Records for the exercise:
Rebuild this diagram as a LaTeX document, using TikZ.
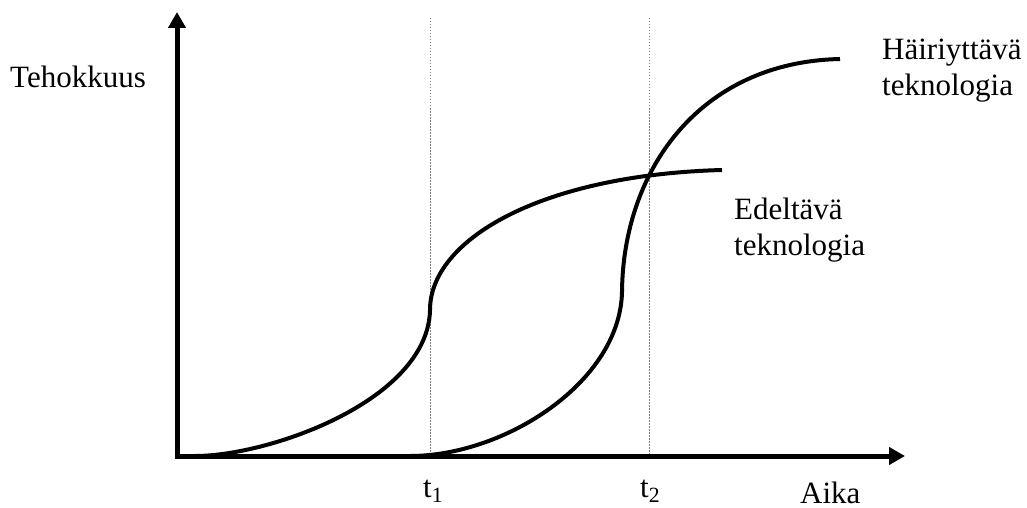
\documentclass[tikz,border=0pt]{standalone}
\usepackage{fontspec}
\setmainfont{Liberation Serif}
\usetikzlibrary{arrows.meta}
\begin{document}
\begin{tikzpicture}[x=1pt,y=-1pt,
  axis/.style={line width=5pt,-{Triangle[length=16pt,width=17pt]}},
  curve/.style={line width=4pt},
  guide/.style={gray,line width=1pt,dash pattern=on 1.5pt off 1.5pt},
  lbl/.style={anchor=base west,inner sep=0pt,font=\fontsize{31}{36}\selectfont}]
\useasboundingbox (0,0) rectangle (1027,508);
% axes
\coordinate (O) at (177,456);
\coordinate (Ytop) at (177,12);
\coordinate (Xend) at (905,456);
% guides
\coordinate (g1t) at (430,18);
\coordinate (g1b) at (430,456);
\coordinate (g2t) at (649,18);
\coordinate (g2b) at (649,456);
\draw[guide] (g1t) -- (g1b);
\draw[guide] (g2t) -- (g2b);
\draw[axis] (O |- Xend) ++(-2.5,0) coordinate (Ostart) -- (Xend);
\draw[axis] (O) ++(0,2.5) coordinate (Ostart2) -- (Ytop);
% curve 1: Edeltava
\coordinate (a0) at (195,456);
\coordinate (a1) at (430,310);
\coordinate (a2) at (722,170);
\draw[curve] (a0) .. controls (270,456) and (428,400) .. (a1)
  .. controls (430,240) and (540,175) .. (a2);
% curve 2: Hairiyttava
\coordinate (b0) at (410,456);
\coordinate (b1) at (622,292);
\coordinate (b2) at (840,59);
\draw[curve] (b0) .. controls (505,456) and (620,382) .. (b1)
  .. controls (623,170) and (700,62) .. (b2);
% labels
\node[lbl] (ylab) at (10,88) {Tehokkuus};
\node[lbl] (xlab) at (800,503) {Aika};
\node[lbl] (t1) at (423,497) {t\textsubscript{1}};
\node[lbl] (t2) at (640,497) {t\textsubscript{2}};
\node[lbl,align=left] (hlab) at (882,96) {Häiriyttävä\\teknologia};
\node[lbl,align=left] (elab) at (734,255) {Edeltävä\\teknologia};
\end{tikzpicture}
\end{document}
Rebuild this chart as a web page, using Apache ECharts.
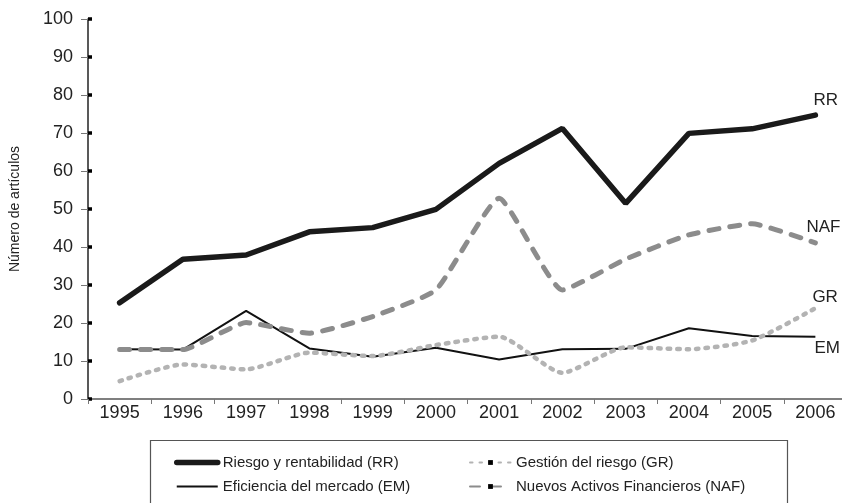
<!DOCTYPE html>
<html>
<head>
<meta charset="utf-8">
<title>Número de artículos</title>
<script src="https://cdn.jsdelivr.net/npm/echarts@6/dist/echarts.min.js"></script>
<style>
	* { margin: 0; padding: 0; }
	#main { width: 842px; height: 503px; }
</style>
</head>
<body>
<div id="main"></div>
<script>
	let years = ['1995', '1996', '1997', '1998', '1999', '2000', '2001', '2002', '2003', '2004', '2005', '2006'];
	let dataRR = [25.3, 36.8, 37.9, 44, 45.1, 49.9, 62, 71.2, 51.5, 69.9, 71.1, 74.7];
	let dataGR = [4.7, 9.1, 7.8, 12.2, 11.3, 14.2, 16.4, 6.9, 13.6, 13.1, 15.4, 23.9];
	let dataEM = [13.1, 13, 23.2, 13.3, 11.1, 13.5, 10.4, 13.1, 13.2, 18.6, 16.6, 16.4];
	let dataNAF = [13, 13, 20.1, 17.3, 21.7, 28.7, 52.8, 28.7, 36.8, 43.2, 46.1, 41.1];
	let yTicks = [0, 10, 20, 30, 40, 50, 60, 70, 80, 90, 100];
	let names = ['Riesgo y rentabilidad (RR)', 'Gestión del riesgo (GR)', 'Eficiencia del mercado (EM)', 'Nuevos Activos Financieros (NAF)'];

	let font = '"Liberation Sans", Arial, sans-serif';
	let myChart = echarts.init(document.getElementById('main'));

	let legendText = { fontFamily: font, fontSize: 15, color: '#222' };

	let option = {
		animation: false,
		backgroundColor: '#ffffff',
		textStyle: { fontFamily: font },
		grid: { left: 88, right: -5, top: 19, bottom: 104, containLabel: false, outerBoundsMode: 'none' },
		legend: [{
			data: [
				{ name: names[0], itemStyle: { opacity: 0 }, lineStyle: { width: 5.5 } },
				{ name: names[2], itemStyle: { opacity: 0 }, lineStyle: { width: 2 } }
			],
			orient: 'vertical',
			left: 174, top: 455, height: 48, padding: 0,
			itemWidth: 41, itemHeight: 6, itemGap: 9,
			textStyle: legendText
		}, {
			data: [names[1], names[3]],
			orient: 'vertical',
			left: 469, top: 455, height: 48, padding: 0,
			itemWidth: 41, itemHeight: 6, itemGap: 9,
			textStyle: legendText
		}],
		graphic: [{
			type: 'rect',
			shape: { x: 150.5, y: 440.5, width: 637, height: 80 },
			style: { fill: 'none', stroke: '#555', lineWidth: 1.2 },
			silent: true
		}],
		xAxis: [{
			type: 'category',
			data: years,
			boundaryGap: true,
			axisLine: { lineStyle: { color: '#777', width: 1.5 } },
			axisTick: { show: true, length: 5, lineStyle: { color: '#777' } },
			axisLabel: { fontFamily: font, fontSize: 18, color: '#222', margin: 5, interval: 0 }
		}, {
			type: 'category',
			data: years,
			position: 'top',
			axisLine: { lineStyle: { color: '#777', width: 1.5 } },
			axisTick: { show: false },
			axisLabel: { show: false }
		}],
		yAxis: [{
			type: 'value',
			min: 0, max: 100, interval: 10,
			name: 'Número de artículos',
			nameLocation: 'middle',
			nameGap: 66,
			nameTextStyle: { fontFamily: font, fontSize: 14, color: '#222' },
			axisLine: { show: true, lineStyle: { color: '#222', width: 1.5 } },
			axisTick: { show: true, length: 7, lineStyle: { color: '#777' } },
			axisLabel: {
				fontFamily: font, fontSize: 18, color: '#222', margin: 15,
				formatter: function(v) { return yTicks.indexOf(v) >= 0 ? String(v) : ''; }
			},
			splitLine: { show: false }
		}, {
			// small black squares inside the axis
			type: 'value',
			min: 0, max: 100, interval: 10,
			position: 'left',
			axisLine: { show: false },
			axisTick: { show: true, inside: true, length: 4, lineStyle: { color: '#000', width: 3.5 } },
			axisLabel: { show: false },
			splitLine: { show: false }
		}],
		series: [{
			name: names[2],
			type: 'line',
			data: dataEM,
			symbol: 'none',
			lineStyle: { color: '#111', width: 2 },
			itemStyle: { color: '#111' },
			z: 2,
			endLabel: { show: true, formatter: 'EM', distance: 0, offset: [-1, 12], fontFamily: font, fontSize: 17, color: '#222' }
		}, {
			name: names[1],
			type: 'line',
			data: dataGR,
			smooth: 0.2,
			symbol: 'rect', symbolSize: 4, showSymbol: false,
			lineStyle: { color: '#b3b3b3', width: 4.5, type: [2.5, 7], cap: 'round' },
			itemStyle: { color: '#000' },
			z: 3,
			endLabel: { show: true, formatter: 'GR', distance: 0, offset: [-3, -11], fontFamily: font, fontSize: 17, color: '#222' }
		}, {
			name: names[3],
			type: 'line',
			data: dataNAF,
			smooth: 0.15,
			symbol: 'rect', symbolSize: 4, showSymbol: false,
			lineStyle: { color: '#8c8c8c', width: 5, type: [10, 11], cap: 'round' },
			itemStyle: { color: '#000' },
			z: 4,
			endLabel: { show: true, formatter: 'NAF', distance: 0, offset: [-9, -16], fontFamily: font, fontSize: 17, color: '#222' }
		}, {
			name: names[0],
			type: 'line',
			data: dataRR,
			symbol: 'none',
			lineStyle: { color: '#1a1a1a', width: 5.5, cap: 'round' },
			itemStyle: { color: '#1a1a1a' },
			z: 5,
			endLabel: { show: true, formatter: 'RR', distance: 0, offset: [-2, -15], fontFamily: font, fontSize: 17, color: '#222' }
		}]
	};
	myChart.setOption(option);
</script>
</body>
</html>
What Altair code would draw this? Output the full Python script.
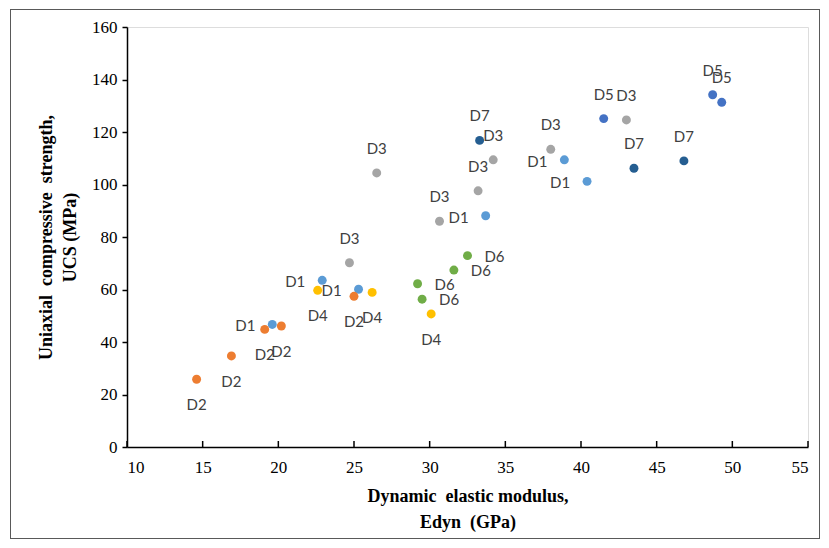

The request:
Go through the entries above and print each one exactly, minus the pictures.

Solution to this exercise:
Rebuild this diagram as a LaTeX document, using TikZ.
\documentclass[tikz,border=0pt]{standalone}
\usepackage{fontspec}
\setmainfont{Liberation Serif}
\usetikzlibrary{arrows.meta}
\begin{document}
\begin{tikzpicture}[x=1pt,y=-1pt,
  axis/.style={line width=5pt,-{Triangle[length=16pt,width=17pt]}},
  curve/.style={line width=4pt},
  guide/.style={gray,line width=1pt,dash pattern=on 1.5pt off 1.5pt},
  lbl/.style={anchor=base west,inner sep=0pt,font=\fontsize{31}{36}\selectfont}]
\useasboundingbox (0,0) rectangle (1027,508);
% axes
\coordinate (O) at (177,456);
\coordinate (Ytop) at (177,12);
\coordinate (Xend) at (905,456);
% guides
\coordinate (g1t) at (430,18);
\coordinate (g1b) at (430,456);
\coordinate (g2t) at (649,18);
\coordinate (g2b) at (649,456);
\draw[guide] (g1t) -- (g1b);
\draw[guide] (g2t) -- (g2b);
\draw[axis] (O |- Xend) ++(-2.5,0) coordinate (Ostart) -- (Xend);
\draw[axis] (O) ++(0,2.5) coordinate (Ostart2) -- (Ytop);
% curve 1: Edeltava
\coordinate (a0) at (195,456);
\coordinate (a1) at (430,310);
\coordinate (a2) at (722,170);
\draw[curve] (a0) .. controls (270,456) and (428,400) .. (a1)
  .. controls (430,240) and (540,175) .. (a2);
% curve 2: Hairiyttava
\coordinate (b0) at (410,456);
\coordinate (b1) at (622,292);
\coordinate (b2) at (840,59);
\draw[curve] (b0) .. controls (505,456) and (620,382) .. (b1)
  .. controls (623,170) and (700,62) .. (b2);
% labels
\node[lbl] (ylab) at (10,88) {Tehokkuus};
\node[lbl] (xlab) at (800,503) {Aika};
\node[lbl] (t1) at (423,497) {t\textsubscript{1}};
\node[lbl] (t2) at (640,497) {t\textsubscript{2}};
\node[lbl,align=left] (hlab) at (882,96) {Häiriyttävä\\teknologia};
\node[lbl,align=left] (elab) at (734,255) {Edeltävä\\teknologia};
\end{tikzpicture}
\end{document}
Rebuild this chart as a web page, using Apache ECharts.
<!DOCTYPE html>
<html>
<head>
<meta charset="utf-8">
<title>Número de artículos</title>
<script src="https://cdn.jsdelivr.net/npm/echarts@6/dist/echarts.min.js"></script>
<style>
	* { margin: 0; padding: 0; }
	#main { width: 842px; height: 503px; }
</style>
</head>
<body>
<div id="main"></div>
<script>
	let years = ['1995', '1996', '1997', '1998', '1999', '2000', '2001', '2002', '2003', '2004', '2005', '2006'];
	let dataRR = [25.3, 36.8, 37.9, 44, 45.1, 49.9, 62, 71.2, 51.5, 69.9, 71.1, 74.7];
	let dataGR = [4.7, 9.1, 7.8, 12.2, 11.3, 14.2, 16.4, 6.9, 13.6, 13.1, 15.4, 23.9];
	let dataEM = [13.1, 13, 23.2, 13.3, 11.1, 13.5, 10.4, 13.1, 13.2, 18.6, 16.6, 16.4];
	let dataNAF = [13, 13, 20.1, 17.3, 21.7, 28.7, 52.8, 28.7, 36.8, 43.2, 46.1, 41.1];
	let yTicks = [0, 10, 20, 30, 40, 50, 60, 70, 80, 90, 100];
	let names = ['Riesgo y rentabilidad (RR)', 'Gestión del riesgo (GR)', 'Eficiencia del mercado (EM)', 'Nuevos Activos Financieros (NAF)'];

	let font = '"Liberation Sans", Arial, sans-serif';
	let myChart = echarts.init(document.getElementById('main'));

	let legendText = { fontFamily: font, fontSize: 15, color: '#222' };

	let option = {
		animation: false,
		backgroundColor: '#ffffff',
		textStyle: { fontFamily: font },
		grid: { left: 88, right: -5, top: 19, bottom: 104, containLabel: false, outerBoundsMode: 'none' },
		legend: [{
			data: [
				{ name: names[0], itemStyle: { opacity: 0 }, lineStyle: { width: 5.5 } },
				{ name: names[2], itemStyle: { opacity: 0 }, lineStyle: { width: 2 } }
			],
			orient: 'vertical',
			left: 174, top: 455, height: 48, padding: 0,
			itemWidth: 41, itemHeight: 6, itemGap: 9,
			textStyle: legendText
		}, {
			data: [names[1], names[3]],
			orient: 'vertical',
			left: 469, top: 455, height: 48, padding: 0,
			itemWidth: 41, itemHeight: 6, itemGap: 9,
			textStyle: legendText
		}],
		graphic: [{
			type: 'rect',
			shape: { x: 150.5, y: 440.5, width: 637, height: 80 },
			style: { fill: 'none', stroke: '#555', lineWidth: 1.2 },
			silent: true
		}],
		xAxis: [{
			type: 'category',
			data: years,
			boundaryGap: true,
			axisLine: { lineStyle: { color: '#777', width: 1.5 } },
			axisTick: { show: true, length: 5, lineStyle: { color: '#777' } },
			axisLabel: { fontFamily: font, fontSize: 18, color: '#222', margin: 5, interval: 0 }
		}, {
			type: 'category',
			data: years,
			position: 'top',
			axisLine: { lineStyle: { color: '#777', width: 1.5 } },
			axisTick: { show: false },
			axisLabel: { show: false }
		}],
		yAxis: [{
			type: 'value',
			min: 0, max: 100, interval: 10,
			name: 'Número de artículos',
			nameLocation: 'middle',
			nameGap: 66,
			nameTextStyle: { fontFamily: font, fontSize: 14, color: '#222' },
			axisLine: { show: true, lineStyle: { color: '#222', width: 1.5 } },
			axisTick: { show: true, length: 7, lineStyle: { color: '#777' } },
			axisLabel: {
				fontFamily: font, fontSize: 18, color: '#222', margin: 15,
				formatter: function(v) { return yTicks.indexOf(v) >= 0 ? String(v) : ''; }
			},
			splitLine: { show: false }
		}, {
			// small black squares inside the axis
			type: 'value',
			min: 0, max: 100, interval: 10,
			position: 'left',
			axisLine: { show: false },
			axisTick: { show: true, inside: true, length: 4, lineStyle: { color: '#000', width: 3.5 } },
			axisLabel: { show: false },
			splitLine: { show: false }
		}],
		series: [{
			name: names[2],
			type: 'line',
			data: dataEM,
			symbol: 'none',
			lineStyle: { color: '#111', width: 2 },
			itemStyle: { color: '#111' },
			z: 2,
			endLabel: { show: true, formatter: 'EM', distance: 0, offset: [-1, 12], fontFamily: font, fontSize: 17, color: '#222' }
		}, {
			name: names[1],
			type: 'line',
			data: dataGR,
			smooth: 0.2,
			symbol: 'rect', symbolSize: 4, showSymbol: false,
			lineStyle: { color: '#b3b3b3', width: 4.5, type: [2.5, 7], cap: 'round' },
			itemStyle: { color: '#000' },
			z: 3,
			endLabel: { show: true, formatter: 'GR', distance: 0, offset: [-3, -11], fontFamily: font, fontSize: 17, color: '#222' }
		}, {
			name: names[3],
			type: 'line',
			data: dataNAF,
			smooth: 0.15,
			symbol: 'rect', symbolSize: 4, showSymbol: false,
			lineStyle: { color: '#8c8c8c', width: 5, type: [10, 11], cap: 'round' },
			itemStyle: { color: '#000' },
			z: 4,
			endLabel: { show: true, formatter: 'NAF', distance: 0, offset: [-9, -16], fontFamily: font, fontSize: 17, color: '#222' }
		}, {
			name: names[0],
			type: 'line',
			data: dataRR,
			symbol: 'none',
			lineStyle: { color: '#1a1a1a', width: 5.5, cap: 'round' },
			itemStyle: { color: '#1a1a1a' },
			z: 5,
			endLabel: { show: true, formatter: 'RR', distance: 0, offset: [-2, -15], fontFamily: font, fontSize: 17, color: '#222' }
		}]
	};
	myChart.setOption(option);
</script>
</body>
</html>
What Altair code would draw this? Output the full Python script.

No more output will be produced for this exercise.